Comet probe sends back science treasure in final hours
Comet probe sends back science treasure in final hours
"Rosetta's lander has completed its primary science mission," the European Space Agency (ESA) said.

Paris: Europe's science probe Philae sent home a treasure trove of data from a comet heading towards the Sun before falling silent as its power ran out, mission control said on Saturday.

Crowning a historic feat, the robot lab streamed data from its experiments back to its mother ship Rosetta in the final hours before its battery ran down.

This included the outcome of an eagerly-waited chemistry test of a sample drilled from the comet's icy and dusty surface, scientists said.
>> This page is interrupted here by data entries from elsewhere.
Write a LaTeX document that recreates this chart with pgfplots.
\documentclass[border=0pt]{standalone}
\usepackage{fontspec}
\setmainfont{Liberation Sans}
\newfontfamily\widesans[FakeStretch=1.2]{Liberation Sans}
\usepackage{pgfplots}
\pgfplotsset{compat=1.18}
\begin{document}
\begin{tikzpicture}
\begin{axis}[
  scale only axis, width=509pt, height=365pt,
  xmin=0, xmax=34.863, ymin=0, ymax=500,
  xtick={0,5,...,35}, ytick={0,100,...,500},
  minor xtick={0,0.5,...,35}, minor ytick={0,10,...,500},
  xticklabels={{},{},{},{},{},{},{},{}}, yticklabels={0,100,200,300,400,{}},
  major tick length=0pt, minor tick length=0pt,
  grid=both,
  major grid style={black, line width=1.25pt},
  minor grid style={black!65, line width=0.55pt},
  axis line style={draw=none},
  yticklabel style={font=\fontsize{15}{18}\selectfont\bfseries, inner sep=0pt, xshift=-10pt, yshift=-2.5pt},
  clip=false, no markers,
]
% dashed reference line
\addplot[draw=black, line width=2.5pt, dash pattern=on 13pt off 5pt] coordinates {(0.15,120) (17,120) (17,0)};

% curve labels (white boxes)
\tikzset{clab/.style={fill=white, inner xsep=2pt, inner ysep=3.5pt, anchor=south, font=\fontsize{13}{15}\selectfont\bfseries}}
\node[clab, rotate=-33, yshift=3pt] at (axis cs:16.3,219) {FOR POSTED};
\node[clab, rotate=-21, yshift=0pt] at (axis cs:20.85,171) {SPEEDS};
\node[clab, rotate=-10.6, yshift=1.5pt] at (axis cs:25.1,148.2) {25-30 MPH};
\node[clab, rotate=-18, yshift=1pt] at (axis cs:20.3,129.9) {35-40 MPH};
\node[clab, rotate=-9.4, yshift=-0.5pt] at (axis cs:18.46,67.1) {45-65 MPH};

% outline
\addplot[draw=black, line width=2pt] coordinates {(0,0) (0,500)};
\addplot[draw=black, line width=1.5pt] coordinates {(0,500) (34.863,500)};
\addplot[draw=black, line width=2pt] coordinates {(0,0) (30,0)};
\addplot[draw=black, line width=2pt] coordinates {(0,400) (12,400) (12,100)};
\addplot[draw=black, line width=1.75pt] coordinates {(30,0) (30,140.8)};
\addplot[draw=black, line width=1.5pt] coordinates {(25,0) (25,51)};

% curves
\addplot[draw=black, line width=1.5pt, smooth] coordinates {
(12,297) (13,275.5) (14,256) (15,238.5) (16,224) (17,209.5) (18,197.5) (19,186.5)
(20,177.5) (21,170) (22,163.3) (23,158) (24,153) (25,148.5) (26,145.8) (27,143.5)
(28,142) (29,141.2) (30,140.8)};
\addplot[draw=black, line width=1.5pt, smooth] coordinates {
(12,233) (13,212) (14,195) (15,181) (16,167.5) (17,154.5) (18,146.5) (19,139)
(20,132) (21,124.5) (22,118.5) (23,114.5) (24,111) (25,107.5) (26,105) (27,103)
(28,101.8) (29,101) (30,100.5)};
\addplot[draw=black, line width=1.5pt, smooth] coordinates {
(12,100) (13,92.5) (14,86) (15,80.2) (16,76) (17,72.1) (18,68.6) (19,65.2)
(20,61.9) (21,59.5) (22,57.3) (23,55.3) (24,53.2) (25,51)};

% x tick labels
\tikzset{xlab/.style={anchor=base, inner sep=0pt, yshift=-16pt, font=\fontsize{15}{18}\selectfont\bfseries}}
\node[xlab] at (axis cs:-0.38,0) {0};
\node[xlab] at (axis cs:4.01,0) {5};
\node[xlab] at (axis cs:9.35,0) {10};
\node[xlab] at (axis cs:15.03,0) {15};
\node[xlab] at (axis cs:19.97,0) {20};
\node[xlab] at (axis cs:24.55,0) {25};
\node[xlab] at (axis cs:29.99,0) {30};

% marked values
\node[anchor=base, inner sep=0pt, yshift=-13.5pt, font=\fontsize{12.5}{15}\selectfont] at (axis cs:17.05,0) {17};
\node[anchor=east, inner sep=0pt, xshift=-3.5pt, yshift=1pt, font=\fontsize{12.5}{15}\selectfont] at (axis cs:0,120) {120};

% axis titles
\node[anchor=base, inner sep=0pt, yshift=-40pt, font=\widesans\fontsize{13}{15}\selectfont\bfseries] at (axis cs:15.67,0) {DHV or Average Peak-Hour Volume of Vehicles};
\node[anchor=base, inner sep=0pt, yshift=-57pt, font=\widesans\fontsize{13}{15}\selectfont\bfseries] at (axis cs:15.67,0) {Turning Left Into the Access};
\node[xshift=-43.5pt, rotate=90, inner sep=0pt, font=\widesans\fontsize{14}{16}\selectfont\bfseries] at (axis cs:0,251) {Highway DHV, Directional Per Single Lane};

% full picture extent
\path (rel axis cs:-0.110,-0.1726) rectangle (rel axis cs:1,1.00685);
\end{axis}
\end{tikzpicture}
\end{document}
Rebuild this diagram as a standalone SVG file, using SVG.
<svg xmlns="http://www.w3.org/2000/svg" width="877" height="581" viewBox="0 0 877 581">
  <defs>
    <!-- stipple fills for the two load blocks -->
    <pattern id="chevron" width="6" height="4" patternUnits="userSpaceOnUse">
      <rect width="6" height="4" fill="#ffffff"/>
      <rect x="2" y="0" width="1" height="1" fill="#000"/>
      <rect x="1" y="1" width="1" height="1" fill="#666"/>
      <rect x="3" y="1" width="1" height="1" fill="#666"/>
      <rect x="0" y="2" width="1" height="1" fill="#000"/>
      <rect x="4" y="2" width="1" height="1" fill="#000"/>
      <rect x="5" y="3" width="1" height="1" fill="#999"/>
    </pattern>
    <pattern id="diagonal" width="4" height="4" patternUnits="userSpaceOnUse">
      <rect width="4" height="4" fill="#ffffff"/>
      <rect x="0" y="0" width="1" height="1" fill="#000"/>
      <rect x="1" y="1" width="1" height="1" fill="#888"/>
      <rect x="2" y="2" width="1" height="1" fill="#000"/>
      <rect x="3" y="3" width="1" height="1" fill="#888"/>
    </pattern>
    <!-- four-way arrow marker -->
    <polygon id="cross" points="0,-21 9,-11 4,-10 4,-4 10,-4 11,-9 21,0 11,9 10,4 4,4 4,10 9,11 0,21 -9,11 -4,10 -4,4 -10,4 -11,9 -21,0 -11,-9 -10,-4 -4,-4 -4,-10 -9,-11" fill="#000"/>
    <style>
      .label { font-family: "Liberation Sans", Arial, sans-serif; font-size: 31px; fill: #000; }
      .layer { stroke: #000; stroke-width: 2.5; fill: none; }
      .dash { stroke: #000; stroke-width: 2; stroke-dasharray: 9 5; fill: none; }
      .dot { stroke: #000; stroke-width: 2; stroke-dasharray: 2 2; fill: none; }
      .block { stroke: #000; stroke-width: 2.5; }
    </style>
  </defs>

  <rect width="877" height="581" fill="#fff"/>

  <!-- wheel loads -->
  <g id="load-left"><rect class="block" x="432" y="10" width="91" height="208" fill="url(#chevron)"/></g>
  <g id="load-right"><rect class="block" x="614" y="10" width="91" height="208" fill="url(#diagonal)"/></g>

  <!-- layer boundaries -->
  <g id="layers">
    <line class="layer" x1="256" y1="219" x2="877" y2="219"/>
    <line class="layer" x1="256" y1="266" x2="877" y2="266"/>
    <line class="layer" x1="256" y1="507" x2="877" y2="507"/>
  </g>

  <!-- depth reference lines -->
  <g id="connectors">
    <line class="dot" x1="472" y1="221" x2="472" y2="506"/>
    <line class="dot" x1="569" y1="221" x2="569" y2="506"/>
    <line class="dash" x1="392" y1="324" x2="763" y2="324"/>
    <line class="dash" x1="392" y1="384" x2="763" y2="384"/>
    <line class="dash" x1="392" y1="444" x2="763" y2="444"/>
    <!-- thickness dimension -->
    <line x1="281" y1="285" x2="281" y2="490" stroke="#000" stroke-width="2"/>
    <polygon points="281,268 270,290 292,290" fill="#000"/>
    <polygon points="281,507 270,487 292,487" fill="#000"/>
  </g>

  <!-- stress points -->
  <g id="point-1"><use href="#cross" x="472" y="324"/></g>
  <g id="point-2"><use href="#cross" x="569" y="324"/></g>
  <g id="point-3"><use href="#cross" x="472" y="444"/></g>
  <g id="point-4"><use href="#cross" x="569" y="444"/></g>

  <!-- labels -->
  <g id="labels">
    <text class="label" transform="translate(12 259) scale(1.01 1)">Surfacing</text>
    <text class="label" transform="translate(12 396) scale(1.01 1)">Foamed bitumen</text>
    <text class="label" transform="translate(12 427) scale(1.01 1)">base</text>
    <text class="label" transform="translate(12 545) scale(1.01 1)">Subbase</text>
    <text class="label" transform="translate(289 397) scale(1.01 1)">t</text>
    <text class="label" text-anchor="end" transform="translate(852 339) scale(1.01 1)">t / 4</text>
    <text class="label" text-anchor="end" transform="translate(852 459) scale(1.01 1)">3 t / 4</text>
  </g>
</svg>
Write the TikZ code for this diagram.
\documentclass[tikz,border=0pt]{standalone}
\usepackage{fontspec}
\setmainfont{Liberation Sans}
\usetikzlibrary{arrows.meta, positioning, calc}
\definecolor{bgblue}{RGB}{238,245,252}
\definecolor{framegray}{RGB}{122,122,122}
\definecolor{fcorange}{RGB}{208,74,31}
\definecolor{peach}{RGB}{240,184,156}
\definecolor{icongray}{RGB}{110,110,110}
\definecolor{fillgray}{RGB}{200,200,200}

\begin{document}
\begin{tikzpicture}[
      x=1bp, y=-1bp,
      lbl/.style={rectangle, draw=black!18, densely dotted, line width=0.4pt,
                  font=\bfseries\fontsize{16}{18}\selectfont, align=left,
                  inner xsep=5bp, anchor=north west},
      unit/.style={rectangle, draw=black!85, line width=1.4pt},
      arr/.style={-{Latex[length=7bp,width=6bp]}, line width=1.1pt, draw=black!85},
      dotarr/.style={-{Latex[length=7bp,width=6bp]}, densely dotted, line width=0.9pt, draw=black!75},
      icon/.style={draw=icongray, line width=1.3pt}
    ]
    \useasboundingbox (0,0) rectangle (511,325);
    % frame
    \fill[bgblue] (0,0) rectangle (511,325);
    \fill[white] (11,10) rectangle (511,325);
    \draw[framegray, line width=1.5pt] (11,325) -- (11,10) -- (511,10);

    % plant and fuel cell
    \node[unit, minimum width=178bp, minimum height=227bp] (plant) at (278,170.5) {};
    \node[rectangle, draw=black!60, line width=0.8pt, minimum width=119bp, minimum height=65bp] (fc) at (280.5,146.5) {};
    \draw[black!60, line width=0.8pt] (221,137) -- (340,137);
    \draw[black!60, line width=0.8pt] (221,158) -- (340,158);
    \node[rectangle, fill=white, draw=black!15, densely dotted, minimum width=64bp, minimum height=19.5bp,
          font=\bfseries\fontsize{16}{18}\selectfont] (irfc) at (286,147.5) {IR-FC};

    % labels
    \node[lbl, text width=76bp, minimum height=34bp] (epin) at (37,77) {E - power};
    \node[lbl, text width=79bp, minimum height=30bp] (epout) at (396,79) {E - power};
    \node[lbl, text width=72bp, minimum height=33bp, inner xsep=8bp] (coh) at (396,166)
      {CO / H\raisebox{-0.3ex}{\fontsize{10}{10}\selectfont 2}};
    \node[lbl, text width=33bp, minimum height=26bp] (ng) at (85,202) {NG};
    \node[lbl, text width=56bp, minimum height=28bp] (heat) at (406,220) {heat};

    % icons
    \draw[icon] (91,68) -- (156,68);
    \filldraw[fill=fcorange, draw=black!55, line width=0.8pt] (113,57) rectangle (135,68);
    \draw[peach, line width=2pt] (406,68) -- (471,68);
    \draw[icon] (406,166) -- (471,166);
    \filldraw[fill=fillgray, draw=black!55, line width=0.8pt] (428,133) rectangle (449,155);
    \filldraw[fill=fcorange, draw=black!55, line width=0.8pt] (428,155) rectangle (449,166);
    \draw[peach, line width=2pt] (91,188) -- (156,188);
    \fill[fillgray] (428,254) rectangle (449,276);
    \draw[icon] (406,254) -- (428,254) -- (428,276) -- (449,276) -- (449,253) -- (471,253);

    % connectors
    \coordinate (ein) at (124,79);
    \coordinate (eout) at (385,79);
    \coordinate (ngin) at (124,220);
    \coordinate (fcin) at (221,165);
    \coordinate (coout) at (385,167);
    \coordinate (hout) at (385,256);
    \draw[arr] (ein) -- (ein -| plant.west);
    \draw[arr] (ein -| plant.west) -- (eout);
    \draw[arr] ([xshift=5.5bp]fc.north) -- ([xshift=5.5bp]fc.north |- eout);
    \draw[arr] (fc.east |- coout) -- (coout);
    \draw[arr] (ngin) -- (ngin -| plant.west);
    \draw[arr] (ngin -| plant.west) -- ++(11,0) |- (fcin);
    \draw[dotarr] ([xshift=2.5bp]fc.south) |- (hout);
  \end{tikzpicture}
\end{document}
"Rosetta's lander has completed its primary science mission," the European Space Agency (ESA) said.

Lacking power, its instruments and most systems went into standby mode after three days of non-stop work, sending back data that will keep scientists busy for years.

"The data collected by Philae and Rosetta is set to make this mission a game-changer in cometary science," said Matt Taylor, Rosetta project scientist.

Philae had landed in a dark shadow after a bouncy triple touchdown Wednesday. It did not get enough sunlight to recharge its batteries sufficiently to extend its mission beyond its initial 60-hour work programme.

Mission engineers do not rule out making contact with the lander in the coming months as Comet 67P/Churyumov-Gerasimenko moves closer to the Sun.

Conceived more than 20 years ago, the Rosetta mission aims at shedding light on the origins of the Solar System 4.6 billion years ago, and maybe even life on Earth.

A theory gaining ground in astrophysics is that the fledgling Earth was pounded by these bodies of cosmic ice and carbon-rich dust, seeding our planet with the basics to start life.

Rosetta and its payload travelled more than six billion kilometres, racing around the inner Solar System before they caught up with the comet in August 2013.

On Wednesday, Philae bade farewell to its mother ship and descended to a comet travelling at 18 kilometres per second, 510 million kilometres from Earth.

The touchdown did not go entirely as planned - hardly a surprise in an operation some gloomily predicted had only a one-in-two chance of success.

Philae landed smack in the middle of its targeted site, but a pair of anchoring harpoons failed to deploy. It rebounded, touched down again, bounced up once more and then landed for the third time at a place believed to be about a kilometre from the landing site.